# What this task involves
Exactly as written, write out the lines below from the first to the one containing "[6.9,0.00631],[8.48,0.00708]];", inclusive. Pictures do not belong in the copy.

# Recorded information
--- Begin ---
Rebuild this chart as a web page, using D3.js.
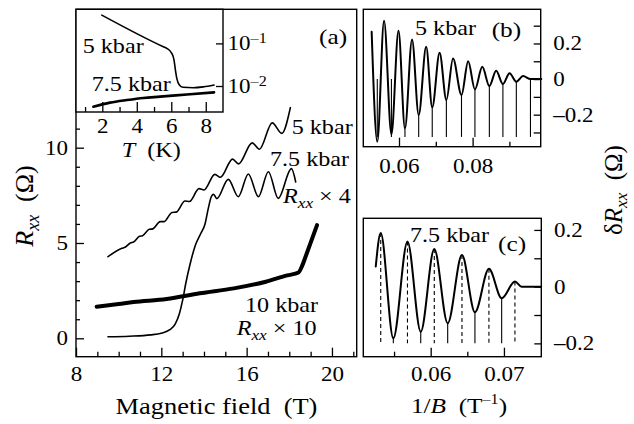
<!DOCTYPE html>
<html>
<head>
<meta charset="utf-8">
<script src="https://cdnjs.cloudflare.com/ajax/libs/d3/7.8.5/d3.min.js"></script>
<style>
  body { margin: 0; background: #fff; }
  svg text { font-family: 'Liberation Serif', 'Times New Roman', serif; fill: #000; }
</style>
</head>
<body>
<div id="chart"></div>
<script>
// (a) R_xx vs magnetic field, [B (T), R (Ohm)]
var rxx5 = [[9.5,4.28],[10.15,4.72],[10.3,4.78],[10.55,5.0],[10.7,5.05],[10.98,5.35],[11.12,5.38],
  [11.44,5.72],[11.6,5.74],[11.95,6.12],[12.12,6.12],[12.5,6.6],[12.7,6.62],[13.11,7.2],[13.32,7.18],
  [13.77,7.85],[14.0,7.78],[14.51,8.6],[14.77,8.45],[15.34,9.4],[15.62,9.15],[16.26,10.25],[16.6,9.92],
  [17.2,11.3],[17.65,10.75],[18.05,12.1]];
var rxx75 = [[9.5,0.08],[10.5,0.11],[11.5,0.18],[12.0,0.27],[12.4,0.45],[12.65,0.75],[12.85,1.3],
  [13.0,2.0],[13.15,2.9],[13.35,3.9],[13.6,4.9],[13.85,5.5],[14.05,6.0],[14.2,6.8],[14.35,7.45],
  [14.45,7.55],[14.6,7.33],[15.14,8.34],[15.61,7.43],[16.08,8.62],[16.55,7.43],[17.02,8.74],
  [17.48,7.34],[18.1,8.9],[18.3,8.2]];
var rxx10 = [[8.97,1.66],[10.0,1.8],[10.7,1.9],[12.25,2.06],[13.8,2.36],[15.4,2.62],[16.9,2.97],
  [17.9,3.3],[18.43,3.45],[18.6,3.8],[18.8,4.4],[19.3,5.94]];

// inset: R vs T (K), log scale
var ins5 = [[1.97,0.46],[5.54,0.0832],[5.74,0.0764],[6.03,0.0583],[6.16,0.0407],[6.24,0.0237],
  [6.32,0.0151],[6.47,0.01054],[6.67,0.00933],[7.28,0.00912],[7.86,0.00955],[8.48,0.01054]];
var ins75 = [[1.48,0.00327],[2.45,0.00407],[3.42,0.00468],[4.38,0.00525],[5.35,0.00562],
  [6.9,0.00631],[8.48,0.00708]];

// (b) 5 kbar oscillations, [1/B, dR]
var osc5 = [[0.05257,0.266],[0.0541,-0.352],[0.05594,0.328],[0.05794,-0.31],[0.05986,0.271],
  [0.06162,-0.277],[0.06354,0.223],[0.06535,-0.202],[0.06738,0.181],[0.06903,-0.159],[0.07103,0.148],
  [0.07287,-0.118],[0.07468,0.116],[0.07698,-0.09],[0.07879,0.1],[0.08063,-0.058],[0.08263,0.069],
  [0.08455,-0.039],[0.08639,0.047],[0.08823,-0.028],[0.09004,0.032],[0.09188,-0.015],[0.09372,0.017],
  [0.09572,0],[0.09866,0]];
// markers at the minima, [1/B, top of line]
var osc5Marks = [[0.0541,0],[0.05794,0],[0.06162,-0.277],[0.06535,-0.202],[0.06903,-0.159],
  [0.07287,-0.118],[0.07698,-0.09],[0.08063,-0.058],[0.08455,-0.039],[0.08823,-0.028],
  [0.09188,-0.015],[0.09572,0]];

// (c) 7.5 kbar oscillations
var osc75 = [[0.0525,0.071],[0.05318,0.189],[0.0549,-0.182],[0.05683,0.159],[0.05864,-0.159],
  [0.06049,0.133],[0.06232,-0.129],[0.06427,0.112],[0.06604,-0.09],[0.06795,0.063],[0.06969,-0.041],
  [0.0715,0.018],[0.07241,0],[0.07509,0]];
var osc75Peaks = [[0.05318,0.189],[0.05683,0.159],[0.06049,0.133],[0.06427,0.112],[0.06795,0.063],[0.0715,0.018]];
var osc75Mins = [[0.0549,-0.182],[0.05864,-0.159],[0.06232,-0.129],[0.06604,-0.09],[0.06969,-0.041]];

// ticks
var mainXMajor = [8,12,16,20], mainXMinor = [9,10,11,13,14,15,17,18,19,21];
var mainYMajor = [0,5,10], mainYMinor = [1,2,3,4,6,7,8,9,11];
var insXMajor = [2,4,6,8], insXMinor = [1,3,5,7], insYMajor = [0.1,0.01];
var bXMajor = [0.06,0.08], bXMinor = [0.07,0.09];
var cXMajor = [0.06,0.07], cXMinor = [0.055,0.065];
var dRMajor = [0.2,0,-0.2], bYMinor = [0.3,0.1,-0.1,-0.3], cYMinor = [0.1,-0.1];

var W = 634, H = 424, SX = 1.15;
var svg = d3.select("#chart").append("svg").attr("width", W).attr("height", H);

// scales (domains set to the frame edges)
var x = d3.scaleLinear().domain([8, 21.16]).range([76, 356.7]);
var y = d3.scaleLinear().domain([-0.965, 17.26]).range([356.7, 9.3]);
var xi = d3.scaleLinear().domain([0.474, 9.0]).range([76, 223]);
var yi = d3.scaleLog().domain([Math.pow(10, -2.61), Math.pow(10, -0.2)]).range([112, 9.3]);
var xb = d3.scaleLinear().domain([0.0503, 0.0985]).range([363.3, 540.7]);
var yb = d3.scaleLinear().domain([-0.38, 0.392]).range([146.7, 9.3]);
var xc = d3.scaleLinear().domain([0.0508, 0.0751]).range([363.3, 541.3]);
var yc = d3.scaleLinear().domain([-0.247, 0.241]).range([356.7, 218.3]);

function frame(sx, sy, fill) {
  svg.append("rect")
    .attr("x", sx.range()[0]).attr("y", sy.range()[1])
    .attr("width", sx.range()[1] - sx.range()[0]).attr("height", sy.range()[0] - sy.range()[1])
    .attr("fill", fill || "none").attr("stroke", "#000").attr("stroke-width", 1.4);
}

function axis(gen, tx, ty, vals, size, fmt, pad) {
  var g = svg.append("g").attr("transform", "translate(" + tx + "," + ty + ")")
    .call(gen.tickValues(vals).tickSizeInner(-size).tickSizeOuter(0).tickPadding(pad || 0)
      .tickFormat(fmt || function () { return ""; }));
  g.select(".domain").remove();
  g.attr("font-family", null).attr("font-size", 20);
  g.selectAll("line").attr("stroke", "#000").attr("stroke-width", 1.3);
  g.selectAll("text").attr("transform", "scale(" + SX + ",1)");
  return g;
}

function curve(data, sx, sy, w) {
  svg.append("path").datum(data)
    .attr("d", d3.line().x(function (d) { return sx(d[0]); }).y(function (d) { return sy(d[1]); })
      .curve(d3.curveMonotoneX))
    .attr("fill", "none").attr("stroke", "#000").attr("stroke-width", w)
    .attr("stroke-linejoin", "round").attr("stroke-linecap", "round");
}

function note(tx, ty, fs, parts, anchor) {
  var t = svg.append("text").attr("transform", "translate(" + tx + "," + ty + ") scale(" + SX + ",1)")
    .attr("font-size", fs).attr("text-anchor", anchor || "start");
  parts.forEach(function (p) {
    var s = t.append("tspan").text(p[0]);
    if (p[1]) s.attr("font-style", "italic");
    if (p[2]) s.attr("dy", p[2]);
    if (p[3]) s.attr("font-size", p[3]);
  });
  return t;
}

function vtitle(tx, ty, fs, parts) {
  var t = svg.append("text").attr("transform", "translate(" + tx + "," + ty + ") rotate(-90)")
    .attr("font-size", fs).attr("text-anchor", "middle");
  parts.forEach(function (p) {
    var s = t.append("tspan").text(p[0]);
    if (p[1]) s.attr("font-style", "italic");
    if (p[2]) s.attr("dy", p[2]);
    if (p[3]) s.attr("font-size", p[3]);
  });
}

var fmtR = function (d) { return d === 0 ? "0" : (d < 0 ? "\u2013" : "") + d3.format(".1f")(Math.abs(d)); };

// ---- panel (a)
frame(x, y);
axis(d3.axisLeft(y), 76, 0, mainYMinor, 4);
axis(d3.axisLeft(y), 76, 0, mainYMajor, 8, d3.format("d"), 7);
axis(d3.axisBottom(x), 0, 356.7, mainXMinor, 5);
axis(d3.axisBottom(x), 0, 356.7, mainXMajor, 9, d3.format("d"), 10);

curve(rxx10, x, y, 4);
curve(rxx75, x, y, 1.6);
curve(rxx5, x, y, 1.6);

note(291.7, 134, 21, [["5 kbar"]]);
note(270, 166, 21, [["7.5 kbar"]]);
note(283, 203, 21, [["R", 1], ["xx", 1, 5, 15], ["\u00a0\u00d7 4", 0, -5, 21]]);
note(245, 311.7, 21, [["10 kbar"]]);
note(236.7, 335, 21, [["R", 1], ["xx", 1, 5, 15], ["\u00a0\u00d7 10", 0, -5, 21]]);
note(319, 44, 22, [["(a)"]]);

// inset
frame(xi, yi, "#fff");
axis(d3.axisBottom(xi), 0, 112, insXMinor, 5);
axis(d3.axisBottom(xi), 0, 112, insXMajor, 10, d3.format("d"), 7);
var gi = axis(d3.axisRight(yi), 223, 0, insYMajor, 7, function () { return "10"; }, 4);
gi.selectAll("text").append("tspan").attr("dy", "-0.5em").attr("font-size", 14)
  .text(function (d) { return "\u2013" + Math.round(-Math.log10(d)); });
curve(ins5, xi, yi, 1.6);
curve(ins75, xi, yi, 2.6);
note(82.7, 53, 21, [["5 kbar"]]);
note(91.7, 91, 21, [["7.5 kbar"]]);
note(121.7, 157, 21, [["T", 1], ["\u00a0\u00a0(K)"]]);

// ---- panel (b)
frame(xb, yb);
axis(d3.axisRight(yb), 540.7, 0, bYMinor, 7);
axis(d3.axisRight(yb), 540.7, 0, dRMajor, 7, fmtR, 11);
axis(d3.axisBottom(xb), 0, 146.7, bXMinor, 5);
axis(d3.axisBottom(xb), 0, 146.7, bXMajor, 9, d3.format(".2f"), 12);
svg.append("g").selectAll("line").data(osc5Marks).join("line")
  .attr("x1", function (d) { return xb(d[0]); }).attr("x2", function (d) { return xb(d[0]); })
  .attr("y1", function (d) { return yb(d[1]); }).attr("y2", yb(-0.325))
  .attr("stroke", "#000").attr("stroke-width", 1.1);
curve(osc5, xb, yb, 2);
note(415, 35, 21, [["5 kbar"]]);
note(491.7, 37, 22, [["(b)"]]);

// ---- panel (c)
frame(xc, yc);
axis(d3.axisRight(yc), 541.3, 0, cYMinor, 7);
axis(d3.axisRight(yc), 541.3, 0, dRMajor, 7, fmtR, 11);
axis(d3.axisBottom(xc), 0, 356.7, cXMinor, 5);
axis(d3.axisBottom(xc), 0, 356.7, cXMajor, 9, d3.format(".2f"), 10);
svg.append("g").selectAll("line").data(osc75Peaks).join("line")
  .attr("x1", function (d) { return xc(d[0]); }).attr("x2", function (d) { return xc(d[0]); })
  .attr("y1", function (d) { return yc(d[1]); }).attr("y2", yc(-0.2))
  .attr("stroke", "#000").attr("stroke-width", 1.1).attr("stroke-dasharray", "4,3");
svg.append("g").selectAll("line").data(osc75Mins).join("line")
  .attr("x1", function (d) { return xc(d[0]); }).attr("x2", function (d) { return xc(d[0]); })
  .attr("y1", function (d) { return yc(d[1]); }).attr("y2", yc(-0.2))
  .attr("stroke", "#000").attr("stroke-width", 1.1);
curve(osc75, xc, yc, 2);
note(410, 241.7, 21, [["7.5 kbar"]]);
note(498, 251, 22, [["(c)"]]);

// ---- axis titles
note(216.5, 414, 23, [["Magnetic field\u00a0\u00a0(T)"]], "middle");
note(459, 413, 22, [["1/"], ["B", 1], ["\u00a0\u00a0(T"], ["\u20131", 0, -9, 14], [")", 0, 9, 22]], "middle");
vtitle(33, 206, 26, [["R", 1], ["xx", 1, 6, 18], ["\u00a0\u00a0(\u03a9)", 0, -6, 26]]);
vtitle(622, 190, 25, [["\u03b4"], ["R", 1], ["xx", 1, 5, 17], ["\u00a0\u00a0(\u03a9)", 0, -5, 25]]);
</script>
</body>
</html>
--- End ---
# Response
Rebuild this chart as a web page, using D3.js.
<!DOCTYPE html>
<html>
<head>
<meta charset="utf-8">
<script src="https://cdnjs.cloudflare.com/ajax/libs/d3/7.8.5/d3.min.js"></script>
<style>
  body { margin: 0; background: #fff; }
  svg text { font-family: 'Liberation Serif', 'Times New Roman', serif; fill: #000; }
</style>
</head>
<body>
<div id="chart"></div>
<script>
// (a) R_xx vs magnetic field, [B (T), R (Ohm)]
var rxx5 = [[9.5,4.28],[10.15,4.72],[10.3,4.78],[10.55,5.0],[10.7,5.05],[10.98,5.35],[11.12,5.38],
  [11.44,5.72],[11.6,5.74],[11.95,6.12],[12.12,6.12],[12.5,6.6],[12.7,6.62],[13.11,7.2],[13.32,7.18],
  [13.77,7.85],[14.0,7.78],[14.51,8.6],[14.77,8.45],[15.34,9.4],[15.62,9.15],[16.26,10.25],[16.6,9.92],
  [17.2,11.3],[17.65,10.75],[18.05,12.1]];
var rxx75 = [[9.5,0.08],[10.5,0.11],[11.5,0.18],[12.0,0.27],[12.4,0.45],[12.65,0.75],[12.85,1.3],
  [13.0,2.0],[13.15,2.9],[13.35,3.9],[13.6,4.9],[13.85,5.5],[14.05,6.0],[14.2,6.8],[14.35,7.45],
  [14.45,7.55],[14.6,7.33],[15.14,8.34],[15.61,7.43],[16.08,8.62],[16.55,7.43],[17.02,8.74],
  [17.48,7.34],[18.1,8.9],[18.3,8.2]];
var rxx10 = [[8.97,1.66],[10.0,1.8],[10.7,1.9],[12.25,2.06],[13.8,2.36],[15.4,2.62],[16.9,2.97],
  [17.9,3.3],[18.43,3.45],[18.6,3.8],[18.8,4.4],[19.3,5.94]];

// inset: R vs T (K), log scale
var ins5 = [[1.97,0.46],[5.54,0.0832],[5.74,0.0764],[6.03,0.0583],[6.16,0.0407],[6.24,0.0237],
  [6.32,0.0151],[6.47,0.01054],[6.67,0.00933],[7.28,0.00912],[7.86,0.00955],[8.48,0.01054]];
var ins75 = [[1.48,0.00327],[2.45,0.00407],[3.42,0.00468],[4.38,0.00525],[5.35,0.00562],
  [6.9,0.00631],[8.48,0.00708]];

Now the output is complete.